Currently, Tmall Global sales account for about 8 percent of 100% Pure’s e-commerce business. The brand joined in June 2017 and plans to utilize more of Alibaba’s marketing opportunities as they become available. In addition, it hopes to launch its own digital pop-up shops to grow the business, he said.
What makes China’s appetite for beauty products particularly notable is the customers’ interest in foreign brands. Domestic purchases of cosmetics in China have actually been declining since 2014, according to a report from Morgan Stanley. “But that only belies the reality of China’s modern beauty-products consumer, who increasingly buys makeup and skin-care items while traveling abroad or shopping online,” the report said.

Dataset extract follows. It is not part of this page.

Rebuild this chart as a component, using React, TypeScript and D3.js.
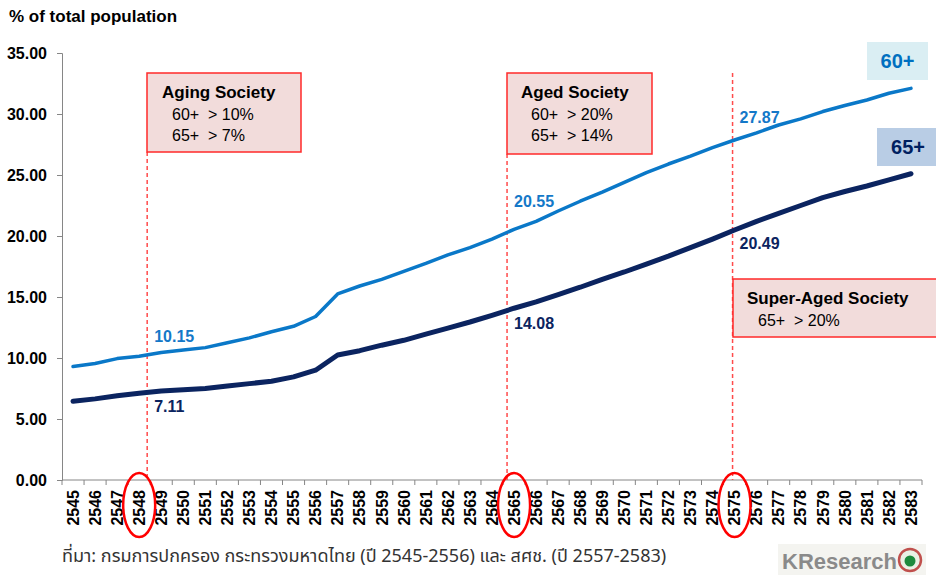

Urban Decay has tapped into the traveling Chinese shopper by selling them products through duty-free shops that a shopper can buy while abroad. The brand has taken to using a Chinese-language travel retail site, which it promotes with paid Baidu search terms, according to a 2017 report from research group Gartner L2. This allows the brand to navigate around animal-testing requirements since it is not physically selling in China.
But for other brands that currently refuse to sell within China, there is some hope: The China Food and Drug Administration opened one non-animal testing lab at the end of 2017. The lab, called the Institute for In Vitro Sciences, is helping China develop non-animal methods of cosmetic testing. For now, though, companies will need to continue developing digital workarounds, despite the challenges.
“We definitely don’t do animal testing, and that has been a daily struggle,” Ceramiracle’s He said. “Every day I have requests from distributors or consumers or stores, and if you look at the volume that people are projecting, it’s very lucrative. But we need to stay with our philosophy, and it is a struggle.”